The town also has picked up additional pieces of land for the program. The largest piece of land to be added is the Harold R. Rafton Reservation, a 226-acre AVIS reservation near High Plain Road. The commission also approved the use of Serio's Grove off Lowell Junction Road, and a town-owned stretch of land along the Merrimack River, Douglas said.
Because AVIS has a say in who is allowed to use its property and for what purposes, Douglas said opening up the Rafton Reservation was tricky.
"There's a lot of moving parts," said Douglas. "We wanted to be able to see if AVIS was comfortable opening up their land."
Ultimately, AVIS allowed the program to move forward on the Rafton Reservation under the same rules that exist elsewhere, according to Douglas.

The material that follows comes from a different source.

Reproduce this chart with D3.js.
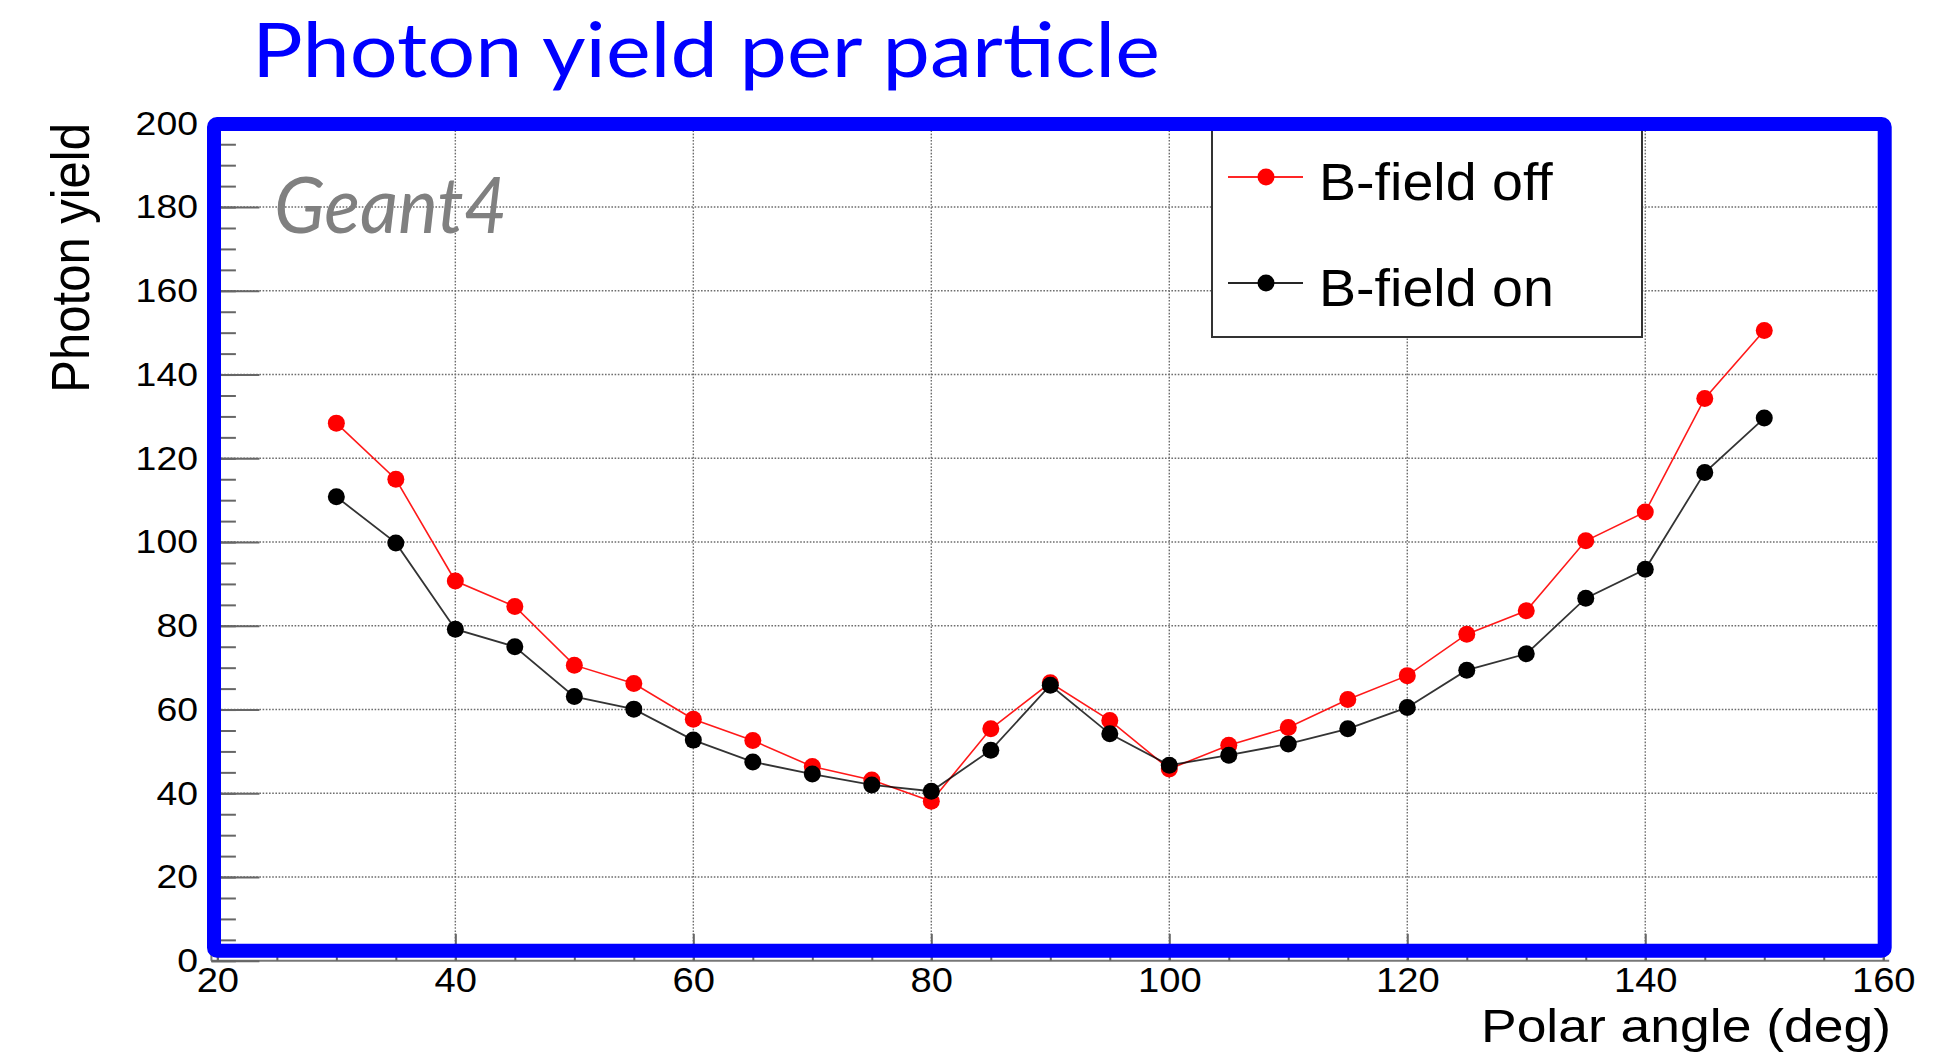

Other areas already included in the hunt include the Wood Hill/Bald Hill Reservation, Fish Brook North, conservation land surrounding Foster's Pond, and Foster's Island at Pomps Pond.
Applications to participate in the program were due by June 1. Qualifiers to participate in the program will be held on Aug. 18 and Sept. 9 at the Andover Sportsman's Club, according to the town website. The program allows non-resident hunters, except at Serio's Grove, where only town residents are able to hunt, following a Conservation Commission vote on Tuesday night. The program will run from mid-October to the end of the calendar year.
The so-called deer management program was started in 2010 to thin deer herds that were deemed to be too large, and which supporters argued indirectly caused an increase in Lyme disease cases in Andover.
Lois Karfunkel, a vocal opponent to the program, said her concerns with hunting deer in Andover — which included issues relating to hiker safety and the humane treatment of animals — still stand.
"The same arguments we made at Town Meeting two years ago apply as much to this expansion," said Karfunkel. "The expansion won't address the [Lyme disease] issue. I would rather the efforts be placed on trying to get a Lyme disease vaccine that's available.
"I'm ashamed that my dog Molly can get a shot for Lyme disease, but it's not available for families in Andover," added Karfunkel.
In the time since Andover started allowing deer hunting in 2010, other communities have reached out to Andover to learn about how it handled the transition to allowing bow-and-arrow hunting on town-owned land with restrictions, according to Douglas.
"We've kind of become a source of information for people who want to replicate the hunt in their own towns," said Douglas.